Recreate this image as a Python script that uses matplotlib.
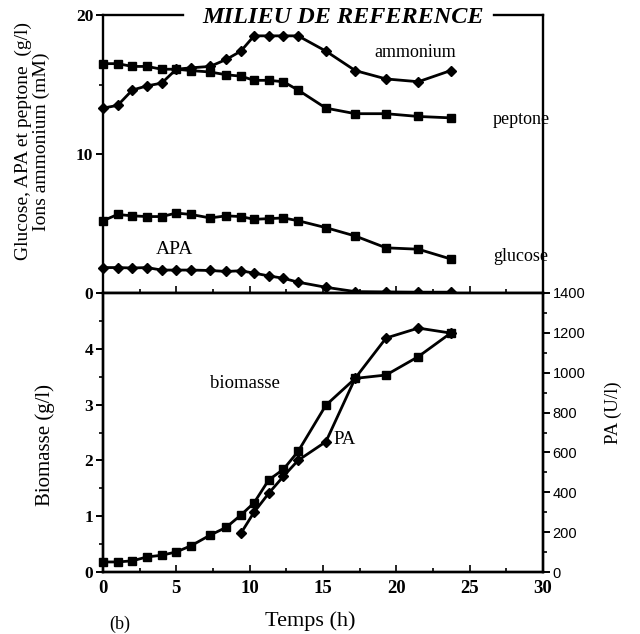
import matplotlib
matplotlib.use("Agg")
import matplotlib.pyplot as plt
from matplotlib.ticker import MultipleLocator

# ---- data ----
temps = [0, 1.0, 2.0, 3.0, 4.0, 5.0, 6.0, 7.3, 8.4, 9.4, 10.3, 11.3, 12.3, 13.3, 15.2, 17.2, 19.3, 21.5, 23.7]
ammonium = [13.3, 13.5, 14.6, 14.9, 15.1, 16.1, 16.2, 16.3, 16.8, 17.4, 18.5, 18.5, 18.5, 18.5, 17.4, 16.0, 15.4, 15.2, 16.0]
peptone = [16.5, 16.5, 16.3, 16.3, 16.1, 16.1, 16.0, 15.9, 15.7, 15.6, 15.3, 15.3, 15.2, 14.6, 13.3, 12.9, 12.9, 12.7, 12.6]
glucose = [5.2, 5.65, 5.55, 5.5, 5.5, 5.75, 5.65, 5.4, 5.55, 5.5, 5.3, 5.35, 5.4, 5.2, 4.7, 4.1, 3.25, 3.15, 2.45]
apa = [1.83, 1.83, 1.8, 1.83, 1.65, 1.65, 1.65, 1.62, 1.55, 1.6, 1.43, 1.23, 1.06, 0.78, 0.41, 0.1, 0.08, 0.06, 0.06]
biomasse = [0.18, 0.18, 0.2, 0.27, 0.3, 0.36, 0.47, 0.66, 0.80, 1.02, 1.24, 1.65, 1.84, 2.16, 2.99, 3.47, 3.53, 3.86, 4.28]
temps_pa = [9.4, 10.3, 11.3, 12.3, 13.3, 15.2, 17.2, 19.3, 21.5, 23.7]
pa = [194, 300, 395, 480, 560, 654, 973, 1174, 1224, 1199]

serif = ["Liberation Serif", "DejaVu Serif"]
sans = ["Liberation Sans", "DejaVu Sans"]
plt.rcParams["font.family"] = serif

fig = plt.figure(figsize=(6.4, 6.34), dpi=100)
L, R = 103 / 640, 543 / 640
ax1 = fig.add_axes([L, 1 - 293 / 634, R - L, (293 - 15) / 634])
ax2 = fig.add_axes([L, 1 - 572 / 634, R - L, (572 - 293) / 634])
ax3 = ax2.twinx()

lw = 2.0
ms = 5.5
kw = dict(color="black", lw=lw, ms=ms, mfc="black", mec="black", clip_on=False, zorder=3)

# top panel
ax1.plot(temps, ammonium, marker="D", **kw)
ax1.plot(temps, peptone, marker="s", **kw)
ax1.plot(temps, glucose, marker="s", **kw)
ax1.plot(temps, apa, marker="D", **kw)
ax1.set_xlim(0, 30)
ax1.set_ylim(0, 20)
ax1.spines["top"].set_visible(False)
for a in (ax1, ax2, ax3):
    for s in a.spines.values():
        s.set_linewidth(1.7)
ax1.plot([0, 0.182], [1, 1], transform=ax1.transAxes, color="black", lw=1.7, clip_on=False)
ax1.plot([0.888, 1], [1, 1], transform=ax1.transAxes, color="black", lw=1.7, clip_on=False)
ax1.text(0.545, 0.99, "MILIEU DE REFERENCE", transform=ax1.transAxes, ha="center", va="center",
         fontsize=17.5, fontweight="bold", fontstyle="italic")
ax1.yaxis.set_major_locator(MultipleLocator(10))
ax1.yaxis.set_minor_locator(MultipleLocator(5))
ax1.xaxis.set_major_locator(MultipleLocator(5))
ax1.xaxis.set_minor_locator(MultipleLocator(2.5))
ax1.tick_params(axis="x", which="both", direction="in", labelbottom=False)
ax1.tick_params(axis="x", which="major", length=5, width=1.2)
ax1.tick_params(axis="x", which="minor", length=3, width=1.2)
ax1.tick_params(axis="y", which="major", direction="out", length=5, width=1.4, labelsize=12.5, pad=2)
ax1.tick_params(axis="y", which="minor", direction="out", length=3, width=1.2)
for t in ax1.get_yticklabels():
    t.set_fontweight("bold")
ax1.set_ylabel("Glucose, APA et peptone  (g/l)\nIons ammonium (mM)", fontsize=14, linespacing=1.05)
ax1.yaxis.set_label_coords(-0.12, 0.545)

ax1.text(21.3, 17.3, "ammonium", ha="center", va="center", fontsize=13)
ax1.text(26.6, 12.45, "peptone", ha="left", va="center", fontsize=13)
ax1.text(26.6, 2.6, "glucose", ha="left", va="center", fontsize=13)
ax1.text(4.9, 3.1, "APA", ha="center", va="center", fontsize=14)

# bottom panel
ax2.plot(temps, biomasse, marker="s", **kw)
ax3.plot(temps_pa, pa, marker="D", **kw)
ax2.set_xlim(0, 30)
ax2.set_ylim(0, 5)
ax3.set_ylim(0, 1400)
ax2.xaxis.set_major_locator(MultipleLocator(5))
ax2.xaxis.set_minor_locator(MultipleLocator(2.5))
ax2.yaxis.set_minor_locator(MultipleLocator(0.5))
ax2.set_yticks([0, 1, 2, 3, 4])
ax3.yaxis.set_major_locator(MultipleLocator(200))
ax3.yaxis.set_minor_locator(MultipleLocator(100))
ax2.tick_params(axis="x", which="major", direction="in", length=5, width=1.2, labelsize=13.5, pad=6)
ax2.tick_params(axis="x", which="minor", direction="in", length=3, width=1.2)
ax2.tick_params(axis="y", which="major", direction="out", length=5, width=1.4, labelsize=12.5, pad=2)
ax2.tick_params(axis="y", which="minor", direction="out", length=3, width=1.2)
ax3.tick_params(axis="y", which="major", direction="out", length=5, width=1.4, labelsize=10.5, pad=2)
ax3.tick_params(axis="y", which="minor", direction="out", length=3, width=1.2)
for t in ax2.get_yticklabels() + ax2.get_xticklabels():
    t.set_fontweight("bold")
for t in ax3.get_yticklabels():
    t.set_fontfamily(sans)
ax2.set_ylabel("Biomasse (g/l)", fontsize=15)
ax2.yaxis.set_label_coords(-0.11, 0.455)
ax3.set_ylabel("PA (U/l)", fontsize=13.5)
ax3.yaxis.set_label_coords(1.14, 0.57)
ax2.set_xlabel("Temps (h)", fontsize=16)
ax2.xaxis.set_label_coords(0.47, -0.14)

ax2.text(9.7, 3.23, "biomasse", ha="center", va="bottom", fontsize=13.5)
ax2.text(15.7, 2.37, "PA", ha="left", va="center", fontsize=13.5)

fig.text(0.17, 0.002, "(b)", ha="left", va="bottom", fontsize=13)

fig.savefig("out.png", dpi=100)
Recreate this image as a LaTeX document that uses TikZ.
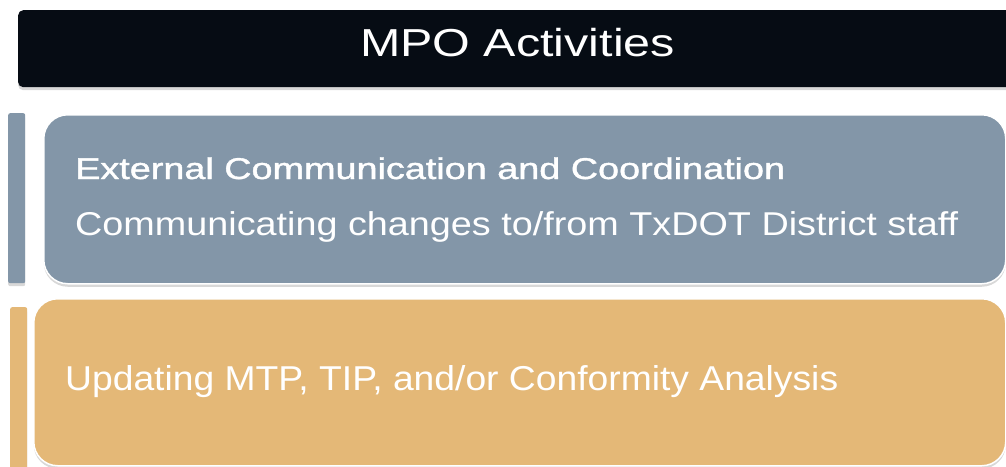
\documentclass[tikz,border=0pt]{standalone}
\usepackage{fontspec}
\setmainfont{Liberation Sans}
\newfontfamily\medfont[FakeBold=1.2]{Liberation Sans}
\usetikzlibrary{shadows}
\definecolor{barblack}{HTML}{060C14}
\definecolor{slate}{HTML}{8396A8}
\definecolor{gold}{HTML}{E4B877}
\newlength\fitlen
\newcommand\fitto[2]{\settowidth\fitlen{#2}\pgfmathsetmacro\fitsx{#1/\fitlen}\scalebox{\fitsx}[1]{#2}}
\tikzset{
  shade/.style={drop shadow={shadow xshift=0pt,shadow yshift=-3pt,opacity=0.25,fill=black!60}},
  panel/.style={rectangle,rounded corners=24pt,draw=white,line width=1.5pt,anchor=north west,inner sep=0pt,shade},
  sidebar/.style={rectangle,rounded corners=2pt,anchor=north west,inner sep=0pt,minimum width=17pt,shade},
  label/.style={anchor=base west,inner sep=0pt,text=white},
}
\begin{document}
\begin{tikzpicture}[x=1pt,y=-1pt]
\useasboundingbox[fill=white] (0,0) rectangle (1006,466);
% title bar
\node[rectangle,rounded corners=5pt,fill=barblack,anchor=north west,inner sep=0pt,
      minimum width=1000pt,minimum height=77pt,shade] (title) at (18,10) {};
\node[anchor=base,inner sep=0pt,text=white,font=\fontsize{39}{41}\selectfont] (titletext) at (517.5,56) {\fitto{315pt}{MPO Activities}};
% gray section
\node[sidebar,fill=slate,minimum height=170pt] (graybar) at (8,113) {};
\node[panel,fill=slate,minimum width=962pt,minimum height=169pt] (graybox) at (43,114) {};
\node[label,font=\medfont\fontsize{30}{32}\selectfont] (l1) at (75,179) {\fitto{710pt}{External Communication and Coordination}};
\node[label,font=\fontsize{33}{35}\selectfont] (l2) at (75,235) {\fitto{883pt}{Communicating changes to/from TxDOT District staff}};
% gold section
\node[sidebar,fill=gold,minimum height=170pt] (goldbar) at (10,307) {};
\node[panel,fill=gold,minimum width=972pt,minimum height=167pt] (goldbox) at (33,298) {};
\node[label,font=\fontsize{34.5}{36}\selectfont] (l3) at (65,390) {\fitto{773pt}{Updating MTP, TIP, and/or Conformity Analysis}};
\end{tikzpicture}
\end{document}
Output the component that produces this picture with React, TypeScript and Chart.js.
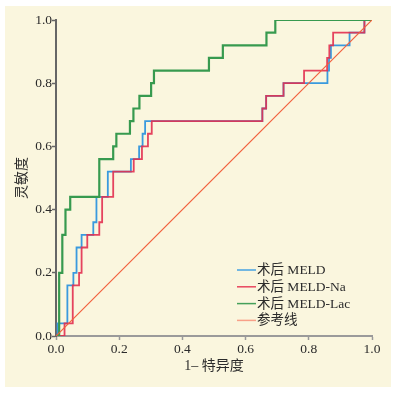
import { useEffect, useRef } from "react";
import { Chart, registerables } from "chart.js";

Chart.register(...registerables);

const seriesLabels = ["术后 MELD", "术后 MELD-Na", "术后 MELD-Lac", "参考线"];
const seriesColors = ["#3a9ade", "rgba(226,48,80,0.9)", "#379a4f", "#f2603c"];
const legendColors = ["#45a2e2", "#e8465e", "#45a05a", "#f8a088"];

// ROC vertices (1 - specificity, sensitivity)
const meldFpr = [0, 0.005, 0.036, 0.055, 0.065, 0.081, 0.118, 0.128, 0.164, 0.237, 0.263, 0.274, 0.282, 0.653, 0.665, 0.72, 0.859, 0.864, 0.87, 0.929, 0.976, 1];
const meldTpr = [0, 0.04, 0.16, 0.2, 0.28, 0.32, 0.36, 0.44, 0.52, 0.56, 0.6, 0.64, 0.68, 0.72, 0.76, 0.8, 0.84, 0.88, 0.92, 0.96, 1.0, 1.0];

const naFpr = [0, 0.027, 0.053, 0.073, 0.081, 0.099, 0.137, 0.146, 0.181, 0.246, 0.272, 0.291, 0.303, 0.653, 0.665, 0.72, 0.785, 0.858, 0.865, 0.877, 0.976, 1];
const naTpr = [0, 0.04, 0.16, 0.2, 0.28, 0.32, 0.36, 0.44, 0.52, 0.56, 0.6, 0.64, 0.68, 0.72, 0.76, 0.8, 0.84, 0.88, 0.92, 0.96, 1.0, 1.0];

const lacFpr = [0, 0.01, 0.02, 0.03, 0.045, 0.137, 0.181, 0.191, 0.234, 0.245, 0.264, 0.301, 0.31, 0.484, 0.528, 0.666, 0.694, 1];
const lacTpr = [0, 0.2, 0.32, 0.4, 0.44, 0.56, 0.6, 0.64, 0.68, 0.72, 0.76, 0.8, 0.84, 0.88, 0.92, 0.96, 1.0, 1.0];

const refFpr = [0, 1];
const refTpr = [0, 1];

const tickValues = [0, 0.2, 0.4, 0.6, 0.8, 1.0];
const xTitle = "1– 特异度";
const yTitle = "灵敏度";

const serif = '"Liberation Serif", "Noto Sans CJK SC", serif';

const toPoints = (xs: number[], ys: number[]) => xs.map((x, i) => ({ x, y: ys[i] }));

const backgroundPlugin = {
  id: "bg",
  beforeDraw(chart: any) {
    const { ctx, width, height } = chart;
    ctx.save();
    ctx.fillStyle = "#ffffff";
    ctx.fillRect(0, 0, width, height);
    ctx.fillStyle = "#faf6de";
    ctx.fillRect(5, 6, 386, 381);
    ctx.restore();
  },
};

const legendPlugin = {
  id: "insideLegend",
  afterDraw(chart: any) {
    const { ctx } = chart;
    const x0 = 237;
    const y0 = 270;
    const gap = 16.8;
    ctx.save();
    ctx.font = `13.5px ${serif}`;
    ctx.textBaseline = "middle";
    ctx.textAlign = "left";
    seriesLabels.forEach((label, i) => {
      const y = y0 + i * gap;
      ctx.strokeStyle = legendColors[i];
      ctx.lineWidth = 1.5;
      ctx.beginPath();
      ctx.moveTo(x0, y);
      ctx.lineTo(x0 + 19, y);
      ctx.stroke();
      ctx.fillStyle = "#2b2b2b";
      ctx.fillText(label, x0 + 20, y + 0.5);
    });
    ctx.restore();
  },
};

export default function App() {
  const ref = useRef<HTMLCanvasElement | null>(null);

  useEffect(() => {
    document.body.style.margin = "0";
    const canvas = ref.current;
    if (!canvas) return;
    const tickFont = { family: serif, size: 13.5 };
    const chart = new Chart(canvas, {
      type: "line",
      data: {
        datasets: [
          {
            label: seriesLabels[0],
            data: toPoints(meldFpr, meldTpr),
            borderColor: seriesColors[0],
            backgroundColor: seriesColors[0],
            borderWidth: 1.8,
            stepped: true,
            pointRadius: 0,
            order: 3,
          },
          {
            label: seriesLabels[1],
            data: toPoints(naFpr, naTpr),
            borderColor: seriesColors[1],
            backgroundColor: seriesColors[1],
            borderWidth: 1.8,
            stepped: true,
            pointRadius: 0,
            order: 2,
          },
          {
            label: seriesLabels[2],
            data: toPoints(lacFpr, lacTpr),
            borderColor: seriesColors[2],
            backgroundColor: seriesColors[2],
            borderWidth: 2.2,
            stepped: true,
            pointRadius: 0,
            order: 1,
          },
          {
            label: seriesLabels[3],
            data: toPoints(refFpr, refTpr),
            borderColor: seriesColors[3],
            backgroundColor: seriesColors[3],
            borderWidth: 1.2,
            pointRadius: 0,
            order: 0,
          },
        ],
      },
      options: {
        responsive: false,
        animation: false,
        devicePixelRatio: 1,
        layout: { padding: { left: 5, right: 26, top: 20, bottom: 6 } },
        plugins: {
          legend: { display: false },
          tooltip: { enabled: false },
        },
        scales: {
          x: {
            type: "linear",
            min: 0,
            max: 1,
            afterFit: (s: any) => {
              s.height = 51;
            },
            afterBuildTicks: (s: any) => {
              s.ticks = tickValues.map((v) => ({ value: v }));
            },
            ticks: {
              font: tickFont,
              color: "#2b2b2b",
              padding: 1,
              maxRotation: 0,
              callback: (v: any) => Number(v).toFixed(1),
            },
            grid: {
              drawOnChartArea: false,
              drawTicks: true,
              tickLength: 4,
              tickColor: "#999",
              tickWidth: 1.5,
            },
            border: { display: true, color: "#9a9a9a", width: 2 },
            title: {
              display: true,
              text: xTitle,
              font: { family: serif, size: 14 },
              color: "#2b2b2b",
              padding: { top: 0, bottom: 12 },
            },
          },
          y: {
            type: "linear",
            min: 0,
            max: 1,
            afterFit: (s: any) => {
              s.width = 51;
            },
            afterBuildTicks: (s: any) => {
              s.ticks = tickValues.map((v) => ({ value: v }));
            },
            ticks: {
              font: tickFont,
              color: "#2b2b2b",
              padding: 0,
              callback: (v: any) => Number(v).toFixed(1),
            },
            grid: {
              drawOnChartArea: false,
              drawTicks: true,
              tickLength: 4,
              tickColor: "#666",
              tickWidth: 1.5,
            },
            border: { display: true, color: "#666", width: 2 },
            title: {
              display: true,
              text: yTitle,
              font: { family: serif, size: 14 },
              color: "#2b2b2b",
              padding: { top: 9, bottom: 0 },
            },
          },
        },
      },
      plugins: [backgroundPlugin, legendPlugin],
    });
    return () => chart.destroy();
  }, []);

  return <canvas ref={ref} width={398} height={393} style={{ display: "block", width: 398, height: 393 }} />;
}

· · ·

> **Work to do**: Take the lines from the first line of the entries through the line with "from matplotlib.ticker import MultipleLocator", inclusive, and give them again exactly, minus any pictures.

> **Reply**:
Recreate this image as a Python script that uses matplotlib.
import matplotlib
matplotlib.use("Agg")
import matplotlib.pyplot as plt
from matplotlib.ticker import MultipleLocator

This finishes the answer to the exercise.